Once the technology has been proven both individually and as part of an integrated system in the prototype appliance, the development will move into the pilot phase where lessons learned from the prototype development will be used to optimise the appliance in regards to performance, footprint reduction and regulatory compliance. After this optimisation approximately 120 Lasso units will be built to be placed in individual homes within a defined pilot area for six to nine months to further test, optimise and prove the viability of both the new appliance and collection system in a real-world situation prior to mass production.

A prototype of a totally new appliance is an expensive undertaking. When an established appliance manufacturer develops a new product, it is usually based on an existing platform but with new features or technology added so only those new features or technology are fabricated from scratch and then fitted to the existing platform. The Lasso is a totally new platform so almost every aspect of the prototype needed to be developed and fabricated from scratch which is an expensive and time-consuming process.

If the pilot units were constructed in the same way as the prototype the cost per unit would be prohibitively high, so we need to look to establishing a small pilot plant where the economy of scale can be applied in some degree to reduce the cost per unit of the field trial appliances.

A small scale or pilot production plant differs slightly from true mass production as it relies more on labour for certain operations where mass production would be typically look to automation. However, this labour-intensive aspect of small-scale production allows the plant to be established quicker and require significantly less capital investment than traditional mass production.

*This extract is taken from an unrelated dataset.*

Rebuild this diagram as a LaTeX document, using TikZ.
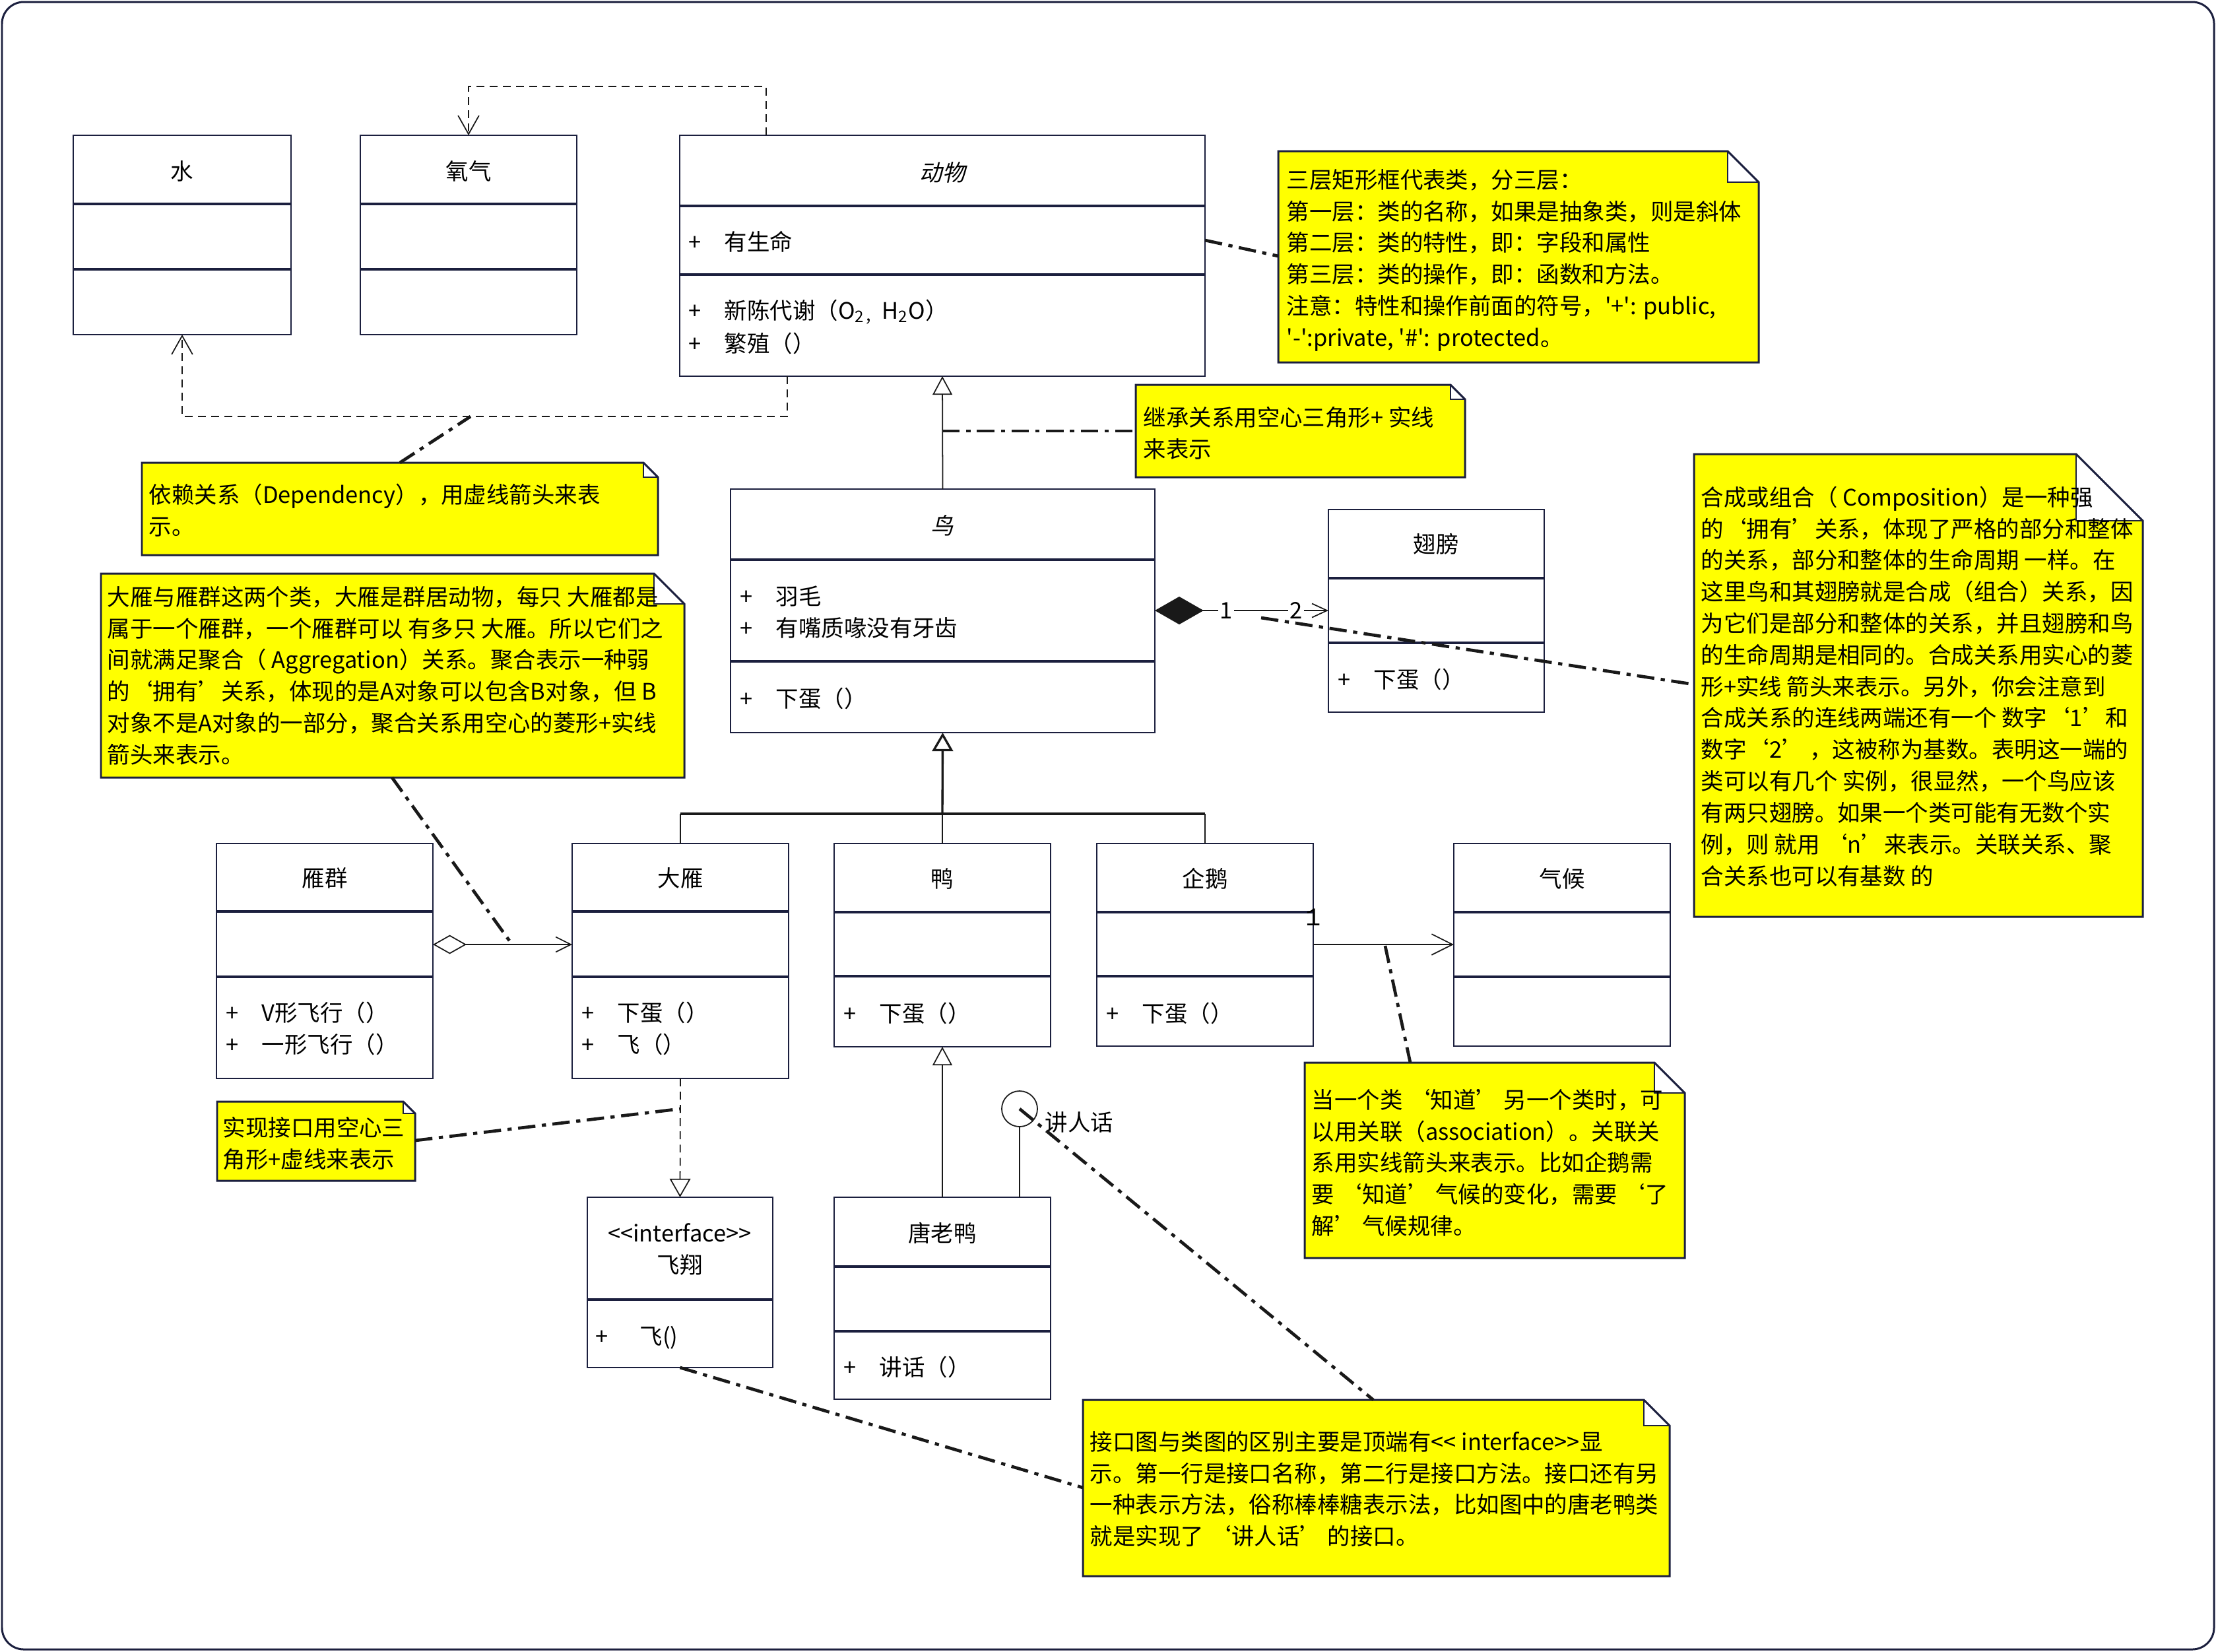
\documentclass[tikz,border=0pt]{standalone}
\usepackage{fontspec}
\setmainfont{Noto Sans CJK SC}[Ligatures=TeXOff]
\newfontfamily\slantfont{Noto Sans CJK SC}[FakeSlant=0.22]
\newfontfamily\digitfont{Liberation Mono}
\usetikzlibrary{arrows.meta,fit,calc}
\definecolor{navyline}{RGB}{27,31,62}
\definecolor{noteyellow}{RGB}{255,255,0}
\definecolor{connline}{RGB}{25,25,25}

\tikzset{
  clsbox/.style={draw=navyline, line width=0.6pt, inner sep=0pt, outer sep=0pt},
  clssep/.style={draw=navyline, line width=0.95pt},
  clsname/.style={inner sep=0pt, anchor=base},
  member/.style={inner sep=0pt, anchor=base west},
  noteshape/.style={fill=noteyellow},
  noteedge/.style={draw=navyline, line width=0.85pt, line join=miter},
  notefold/.style={draw=navyline, line width=0.5pt},
  notetext/.style={inner sep=0pt, anchor=north west, align=left},
  thinline/.style={draw=connline, line width=0.5pt},
  thickline/.style={draw=connline, line width=0.95pt},
  dep/.style={thinline, dash pattern=on 3.4pt off 2.3pt, -{Straight Barb[length=8pt,width=9pt]}},
  inherit/.style={thinline, -{Triangle[open,length=8pt,width=8.5pt]}},
  inheritthick/.style={thickline, -{Triangle[open,length=8pt,width=9pt]}},
  realize/.style={thinline, dash pattern=on 3.4pt off 2.3pt, -{Triangle[open,length=8pt,width=9pt]}},
  assoc/.style={thinline, -{Straight Barb[length=9pt,width=9pt]}},
  comp/.style={thinline, {Diamond[length=21pt,width=12pt]}-{Straight Barb[length=6.5pt,width=6pt]}},
  aggr/.style={thinline, {Diamond[open,length=14.5pt,width=8.2pt]}-{Straight Barb[length=6.5pt,width=6.5pt]}},
  noteconn/.style={draw=connline, line width=1.35pt, dash pattern=on 7.5pt off 2.8pt on 1.8pt off 2.8pt},
  multlabel/.style={inner sep=0.6pt, fill=white},
  frame/.style={draw=navyline, line width=0.85pt, rounded corners=0.33cm}
}

\newcommand\umlclass[7]{%
  \node[clsbox, fit={(#2,#3) (#4,#5)}] (#1) {};
  \draw[clssep] (#1.west |- 0,#6) -- (#1.east |- 0,#6);
  \draw[clssep] (#1.west |- 0,#7) -- (#1.east |- 0,#7);
}
\newcommand\umlnote[6]{%
  \node[fit={(#2,#3) (#4,#5)}, inner sep=0pt, outer sep=0pt] (#1) {};
  \fill[noteshape] (#2,#3) -- ({#4-#6},#3) -- ({#4-#6},{#3+#6}) -- (#4,{#3+#6}) -- (#4,#5) -- (#2,#5) -- cycle;
  \draw[noteedge] (#2,#3) -- ({#4-#6},#3) -- (#4,{#3+#6}) -- (#4,#5) -- (#2,#5) -- cycle;
  \draw[notefold] ({#4-#6},#3) -- ({#4-#6},{#3+#6}) -- (#4,{#3+#6});
}
\newcommand\mem[1]{\makebox[0.54cm][l]{+}#1}

\begin{document}
\begin{tikzpicture}[x=0.01cm, y=-0.01cm, font=\fontsize{9.8}{13.6}\selectfont]
\useasboundingbox (0,0) rectangle (3358,2502);
\draw[frame] (3,3) rectangle (3355,2499);

% ---------- classes ----------
\umlclass{water}{111}{205}{441}{507}{309}{408}
\node[clsname] (waterName) at (276,272) {水};

\umlclass{oxygen}{546}{205}{874}{507}{309}{408}
\node[clsname] (oxygenName) at (710,272) {氧气};

\umlclass{animal}{1030}{205}{1826}{570}{312}{416}
\node[clsname] (animalName) at (1428,274) {\slantfont 动物};
\node[member] (animalA1) at (1043,379) {\mem{有生命}};
\node[member] (animalO1) at (1043,483) {\mem{新陈代谢（O\textsubscript{2}\textsubscript{，}H\textsubscript{2}O）}};
\node[member] (animalO2) at (1043,533) {\mem{繁殖（）}};

\umlclass{bird}{1107}{741}{1750}{1110}{848}{1002}
\node[clsname] (birdName) at (1428,809) {\slantfont 鸟};
\node[member] (birdA1) at (1121,916) {\mem{羽毛}};
\node[member] (birdA2) at (1121,964) {\mem{有嘴质喙没有牙齿}};
\node[member] (birdO1) at (1121,1071) {\mem{下蛋（）}};

\umlclass{wing}{2013}{772}{2340}{1079}{876}{974}
\node[clsname] (wingName) at (2176,837) {翅膀};
\node[member] (wingO1) at (2027,1042) {\mem{下蛋（）}};

\umlclass{flock}{328}{1278}{656}{1634}{1381}{1480}
\node[clsname] (flockName) at (492,1343) {雁群};
\node[member] (flockO1) at (342,1547) {\mem{V形飞行（）}};
\node[member] (flockO2) at (342,1595) {\mem{一形飞行（）}};

\umlclass{dayan}{867}{1278}{1195}{1634}{1381}{1480}
\node[clsname] (dayanName) at (1031,1343) {大雁};
\node[member] (dayanO1) at (881,1547) {\mem{下蛋（）}};
\node[member] (dayanO2) at (881,1595) {\mem{飞（）}};

\umlclass{duck}{1264}{1278}{1592}{1586}{1382}{1479}
\node[clsname] (duckName) at (1428,1344) {鸭};
\node[member] (duckO1) at (1278,1548) {\mem{下蛋（）}};

\umlclass{penguin}{1662}{1278}{1990}{1585}{1382}{1479}
\node[clsname] (penguinName) at (1826,1344) {企鹅};
\node[member] (penguinO1) at (1676,1548) {\mem{下蛋（）}};

\umlclass{climate}{2203}{1278}{2531}{1585}{1382}{1480}
\node[clsname] (climateName) at (2367,1344) {气候};

\umlclass{tang}{1264}{1814}{1592}{2120}{1919}{2017}
\node[clsname] (tangName) at (1428,1881) {唐老鸭};
\node[member] (tangO1) at (1278,2084) {\mem{讲话（）}};

\node[clsbox, fit={(890,1814) (1171,2072)}] (iface) {};
\draw[clssep] (iface.west |- 0,1969) -- (iface.east |- 0,1969);
\node[clsname] (ifaceStereo) at (1030,1881) {<<interface>>};
\node[clsname] (ifaceName) at (1030,1929) {飞翔};
\node[member] (ifaceO1) at (902,2037) {\makebox[0.67cm][l]{+}飞()};

% ---------- notes ----------
\umlnote{noteA}{1937}{229}{2665}{549}{47}
\node[notetext] (noteAtext) at (1949,251) {\strut 三层矩形框代表类，分三层：\\第一层：类的名称，如果是抽象类，则是斜体\\第二层：类的特性，即：字段和属性\\第三层：类的操作，即：函数和方法。\\注意：特性和操作前面的符号，'+': public,\\'-':private, '\#': protected。};

\umlnote{noteB}{1721}{583}{2220}{723}{22}
\node[notetext] (noteBtext) at (1732,611) {\strut 继承关系用空心三角形+ 实线\\来表示};

\umlnote{noteC}{2567}{688}{3247}{1389}{101}
\node[notetext] (noteCtext) at (2577,732) {\strut 合成或组合（ Composition）是一种强\\的‘拥有’关系，体现了严格的部分和整体\\的关系，部分和整体的生命周期 一样。在\\这里鸟和其翅膀就是合成（组合）关系，因\\为它们是部分和整体的关系，并且翅膀和鸟\\的生命周期是相同的。合成关系用实心的菱\\形+实线 箭头来表示。另外，你会注意到\\合成关系的连线两端还有一个 数字‘1’和\\数字‘2’ ，这被称为基数。表明这一端的\\类可以有几个 实例，很显然，一个鸟应该\\有两只翅膀。如果一个类可能有无数个实\\例，则 就用 ‘n’来表示。关联关系、聚\\合关系也可以有基数 的};

\umlnote{noteD}{153}{869}{1037}{1178}{46}
\node[notetext] (noteDtext) at (162,883) {\strut 大雁与雁群这两个类，大雁是群居动物，每只 大雁都是\\属于一个雁群，一个雁群可以 有多只 大雁。所以它们之\\间就满足聚合（ Aggregation）关系。聚合表示一种弱\\的‘拥有’关系，体现的是A对象可以包含B对象，但 B\\对象不是A对象的一部分，聚合关系用空心的菱形+实线\\箭头来表示。};

\umlnote{noteE}{215}{701}{997}{841}{22}
\node[notetext] (noteEtext) at (225,728) {\strut 依赖关系（Dependency），用虚线箭头来表\\示。};

\umlnote{noteF}{1977}{1610}{2553}{1906}{46}
\node[notetext] (noteFtext) at (1987,1645) {\strut 当一个类 ‘知道’ 另一个类时，可\\以用关联（association）。关联关\\系用实线箭头来表示。比如企鹅需\\要 ‘知道’ 气候的变化，需要 ‘了\\解’ 气候规律。};

\umlnote{noteG}{329}{1669}{629}{1789}{18}
\node[notetext] (noteGtext) at (337,1687) {\strut 实现接口用空心三\\角形+虚线来表示};

\umlnote{noteH}{1641}{2121}{2530}{2388}{39}
\node[notetext] (noteHtext) at (1651,2163) {\strut 接口图与类图的区别主要是顶端有<< interface>>显\\示。第一行是接口名称，第二行是接口方法。接口还有另\\一种表示方法，俗称棒棒糖表示法，比如图中的唐老鸭类\\就是实现了 ‘讲人话’ 的接口。};

% ---------- relations ----------
\draw[dep] (animal.north -| 1161,0) -- (1161,131) -| (oxygen.north);
\draw[dep] (animal.south -| 1193,0) -- (1193,631) -| (water.south);

\draw[inherit] (bird.north) -- (animal.south);

\coordinate (bar) at (1428,1233);
\draw[inheritthick] (bar) -- (bird.south);
\draw[thickline] (dayan.north |- bar) -- (penguin.north |- bar);
\draw[thinline] (dayan.north |- bar) -- (dayan.north);
\draw[thinline] (bar) -- (duck.north);
\draw[thinline] (penguin.north |- bar) -- (penguin.north);

\draw[comp] (bird.east |- 0,925) -- (wing.west |- 0,925);
\node[multlabel] (compOne) at (1858,925) {1};
\node[multlabel] (compTwo) at (1964,925) {2};

\draw[aggr] (flock.east |- 0,1431) -- (dayan.west |- 0,1431);

\draw[assoc] (penguin.east |- 0,1431) -- (climate.west |- 0,1431);
\node[inner sep=0pt, font=\digitfont\fontsize{11}{12}\selectfont] (assocOne) at (1990,1390) {1};

\draw[realize] (dayan.south) -- (iface.north);

\draw[inherit] (tang.north) -- (duck.south);

\node[draw=connline, circle, minimum size=0.54cm, inner sep=0pt, line width=0.5pt] (lolli) at (1545,1680) {};
\draw[thinline] (tang.north -| lolli.south) -- (lolli.south);
\node[inner sep=0pt, anchor=base west] (lolliLabel) at (1583,1713) {讲人话};

% ---------- note connectors ----------
\coordinate (inhmid) at (1428,653);
\coordinate (compmid) at (1911,936);
\coordinate (aggmid) at (776,1431);
\coordinate (depmid) at (713,631);
\coordinate (assocmid) at (2099,1433);
\coordinate (realmid) at (1031,1680);
\draw[noteconn] (animal.east |- 0,364) -- (noteA.west |- 0,388);
\draw[noteconn] (inhmid) -- (noteB.west |- 0,653);
\draw[noteconn] (compmid) -- (noteC.west |- 0,1037);
\draw[noteconn] (noteD.south -| 594,0) -- (aggmid);
\draw[noteconn] (noteE.north -| 606,0) -- (depmid);
\draw[noteconn] (assocmid) -- (noteF.north -| 2137,0);
\draw[noteconn] (noteG.east |- 0,1728) -- (realmid);
\draw[noteconn] (iface.south) -- (noteH.west |- 0,2254);
\draw[noteconn] (lolli.center) -- (noteH.north -| 2081,0);
\end{tikzpicture}
\end{document}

The pilot plant will follow the same principles required to mass produce the Lasso where a main chassis would move sequentially past a number of work stations where components or sub-assemblies are fitted to the main appliance with a final QC test to confirm build quality, functionality and electrical safety. Where mass production would make extensive use of conveyors to move a product along a production line a pilot plant could mount the product on a dolly and manually wheel it from work station to work station.

In the same way the pilot plant would reflect aspects of mass production, the manufacture of many of the individual components would use techniques based in mass production. Rather than one-off fabrications for the prototype or fully hardened tooling for mass production, the pilot plant can take advantage of lower cost silicon, sintered or aluminium tooling which can be used to produce limited numbers of production representative parts at a fraction of the tooling cost of mass production and a lower component cost than fabrication.

By applying these and other adapted manufacturing techniques, Lasso will be able to produce production representative pilot units at an acceptable unit cost.

The pilot or field trial phase of any new development is essential for the success of the mass-produced unit. Initial product testing by Engineers in a controlled environment is essential for checking performance, repeatability and reliability, but after that nothing highlights aspects of an appliance that require optimising, whether hardware or software, quite like placing a unit in a home where its functionality needs to integrate seamlessly and support that home’s daily operations whilst its operation is user friendly enough that non-engineers are willing and able to interact with the unit almost intuitively. Whilst on trial, feedback from these trial households will be used to upgrade, optimise and debug the Lasso appliance ready for the final step of mass production and release to the market.